++++ Material provided ++++

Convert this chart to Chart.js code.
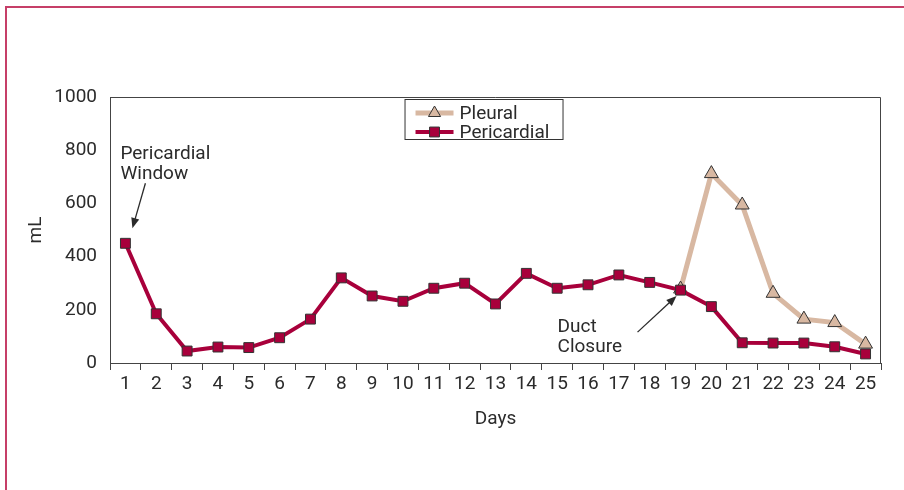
<!DOCTYPE html>
<html>
<head>
<meta charset="utf-8">
<script src="https://cdn.jsdelivr.net/npm/chart.js@4"></script>
<style>
  html, body { margin: 0; padding: 0; background: #fff; }
  #wrap { position: relative; width: 904px; height: 490px; }
</style>
</head>
<body>
<div id="wrap"><canvas id="chart" width="904" height="490"></canvas></div>
<script>
  const days = ['1','2','3','4','5','6','7','8','9','10','11','12','13','14','15','16','17','18','19','20','21','22','23','24','25'];
  const pericardial = [450, 185, 45, 60, 58, 95, 165, 320, 252, 232, 281, 300, 222, 337, 281, 294, 331, 303, 274, 212, 76, 75, 75, 61, 34];
  const pleural = [null, null, null, null, null, null, null, null, null, null, null, null, null, null, null, null, null, null, 278, 712, 594, 262, 165, 152, 71];
  const yTicks = [0, 200, 400, 600, 800, 1000];

  const FONT = 'Roboto, "Liberation Sans", sans-serif';
  const INK = '#2b2b2b';
  const PERI = '#a8003b';
  const PLEU = '#d8b8a2';

  const drawArrow = (ctx, x1, y1, x2, y2) => {
    const ang = Math.atan2(y2 - y1, x2 - x1);
    const head = 11;
    const wing = 0.38;
    ctx.save();
    ctx.strokeStyle = INK;
    ctx.fillStyle = INK;
    ctx.lineWidth = 1.3;
    ctx.beginPath();
    ctx.moveTo(x1, y1);
    ctx.lineTo(x2 - Math.cos(ang) * head * 0.8, y2 - Math.sin(ang) * head * 0.8);
    ctx.stroke();
    ctx.beginPath();
    ctx.moveTo(x2, y2);
    ctx.lineTo(x2 - head * Math.cos(ang - wing), y2 - head * Math.sin(ang - wing));
    ctx.lineTo(x2 - head * Math.cos(ang + wing), y2 - head * Math.sin(ang + wing));
    ctx.closePath();
    ctx.fill();
    ctx.restore();
  };

  // frame, plot box, legend and callouts
  const decor = {
    id: 'decor',
    beforeDraw(chart) {
      const ctx = chart.ctx;
      ctx.save();
      ctx.fillStyle = '#fff';
      ctx.fillRect(0, 0, chart.width, chart.height);
      ctx.strokeStyle = '#c63f68';
      ctx.lineWidth = 2;
      ctx.beginPath();
      ctx.moveTo(6, chart.height + 5);
      ctx.lineTo(6, 7);
      ctx.lineTo(chart.width + 5, 7);
      ctx.stroke();
      ctx.restore();
    },
    afterDatasetsDraw(chart) {
      const ctx = chart.ctx;
      const a = chart.chartArea;
      const x = chart.scales.x;
      const y = chart.scales.y;
      ctx.save();
      ctx.strokeStyle = '#444';
      ctx.lineWidth = 1;
      ctx.beginPath();
      ctx.moveTo(a.left, a.top + 0.5);
      ctx.lineTo(a.right - 0.5, a.top + 0.5);
      ctx.lineTo(a.right - 0.5, a.bottom);
      ctx.stroke();

      // legend box
      const lx = x.getPixelForValue(9.05);
      const ly = a.top + 2;
      const lw = 158;
      const lh = 40;
      ctx.fillStyle = '#fff';
      ctx.fillRect(lx, ly, lw, lh);
      ctx.strokeStyle = '#333';
      ctx.strokeRect(lx + 0.5, ly + 0.5, lw, lh);
      const rows = [
        { label: 'Pleural', color: PLEU, style: 'triangle', width: 5, r: 7, dy: 14 },
        { label: 'Pericardial', color: PERI, style: 'rect', width: 4, r: 7, dy: 33 }
      ];
      rows.forEach((row) => {
        const yy = ly + row.dy;
        ctx.strokeStyle = row.color;
        ctx.lineWidth = row.width;
        ctx.beginPath();
        ctx.moveTo(lx + 11, yy);
        ctx.lineTo(lx + 49, yy);
        ctx.stroke();
        ctx.fillStyle = row.color;
        ctx.strokeStyle = '#333';
        ctx.lineWidth = 1;
        Chart.helpers.drawPoint(ctx, { pointStyle: row.style, radius: row.r, borderWidth: 1 }, lx + 30, yy);
        ctx.fillStyle = INK;
        ctx.font = '19px ' + FONT;
        ctx.textBaseline = 'middle';
        ctx.textAlign = 'left';
        ctx.fillText(row.label, lx + 55, yy + 1);
      });

      // callouts anchored to data points
      ctx.fillStyle = INK;
      ctx.font = '19px ' + FONT;
      ctx.textBaseline = 'alphabetic';
      ctx.textAlign = 'left';
      const p1x = x.getPixelForValue(0);
      const p1y = y.getPixelForValue(pericardial[0]);
      ctx.fillText('Pericardial', p1x - 5, p1y - 84);
      ctx.fillText('Window', p1x - 5, p1y - 64);
      drawArrow(ctx, p1x + 20, p1y - 60, p1x + 7, p1y - 15);

      const p2x = x.getPixelForValue(18);
      const p2y = y.getPixelForValue(pericardial[18]);
      ctx.fillText('Duct', p2x - 123, p2y + 42);
      ctx.fillText('Closure', p2x - 123, p2y + 62);
      drawArrow(ctx, p2x - 43, p2y + 42, p2x - 4, p2y + 6);
      ctx.restore();
    }
  };

  new Chart(document.getElementById('chart'), {
    type: 'line',
    data: {
      labels: days,
      datasets: [
        {
          label: 'Pericardial',
          data: pericardial,
          borderColor: PERI,
          backgroundColor: PERI,
          borderWidth: 4,
          pointStyle: 'rect',
          pointRadius: 7,
          pointBorderColor: '#333',
          pointBorderWidth: 1,
          pointBackgroundColor: PERI,
          tension: 0
        },
        {
          label: 'Pleural',
          data: pleural,
          borderColor: PLEU,
          backgroundColor: PLEU,
          borderWidth: 5,
          pointStyle: 'triangle',
          pointRadius: 8,
          pointBorderColor: '#333',
          pointBorderWidth: 1,
          pointBackgroundColor: PLEU,
          tension: 0
        }
      ]
    },
    options: {
      responsive: false,
      animation: false,
      layout: { padding: { left: 20, right: 23, top: 97, bottom: 55 } },
      plugins: {
        legend: { display: false },
        tooltip: { enabled: false }
      },
      scales: {
        x: {
          offset: true,
          afterFit: (scale) => { scale.height = 72; },
          grid: {
            offset: true,
            drawOnChartArea: false,
            drawTicks: true,
            tickLength: 7,
            tickWidth: 1,
            tickColor: '#444'
          },
          border: { display: true, color: '#444', width: 1 },
          ticks: {
            color: INK,
            font: { family: FONT, size: 19 },
            padding: 3,
            maxRotation: 0,
            autoSkip: false
          },
          title: {
            display: true,
            text: 'Days',
            color: INK,
            font: { family: FONT, size: 19 },
            padding: { top: 7 }
          }
        },
        y: {
          min: 0,
          max: 1000,
          afterFit: (scale) => { scale.width = 90; },
          afterBuildTicks: (scale) => { scale.ticks = yTicks.map((v) => ({ value: v })); },
          grid: { display: false, drawTicks: false },
          border: { display: true, color: '#444', width: 1 },
          ticks: {
            color: INK,
            font: { family: FONT, size: 19 },
            padding: 13,
            callback: (value) => String(value)
          },
          title: {
            display: true,
            text: 'mL',
            color: INK,
            font: { family: FONT, size: 19 },
            padding: { top: 5, bottom: 0 }
          }
        }
      }
    },
    plugins: [decor]
  });
</script>
</body>
</html>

++++

What the task asks – Every line from the start of the listing above through the line with "const PLEU = '#d8b8a2';" should be repeated exactly; skip the pictures and add nothing else.

Finished answer –
Convert this chart to Chart.js code.
<!DOCTYPE html>
<html>
<head>
<meta charset="utf-8">
<script src="https://cdn.jsdelivr.net/npm/chart.js@4"></script>
<style>
  html, body { margin: 0; padding: 0; background: #fff; }
  #wrap { position: relative; width: 904px; height: 490px; }
</style>
</head>
<body>
<div id="wrap"><canvas id="chart" width="904" height="490"></canvas></div>
<script>
  const days = ['1','2','3','4','5','6','7','8','9','10','11','12','13','14','15','16','17','18','19','20','21','22','23','24','25'];
  const pericardial = [450, 185, 45, 60, 58, 95, 165, 320, 252, 232, 281, 300, 222, 337, 281, 294, 331, 303, 274, 212, 76, 75, 75, 61, 34];
  const pleural = [null, null, null, null, null, null, null, null, null, null, null, null, null, null, null, null, null, null, 278, 712, 594, 262, 165, 152, 71];
  const yTicks = [0, 200, 400, 600, 800, 1000];

  const FONT = 'Roboto, "Liberation Sans", sans-serif';
  const INK = '#2b2b2b';
  const PERI = '#a8003b';
  const PLEU = '#d8b8a2';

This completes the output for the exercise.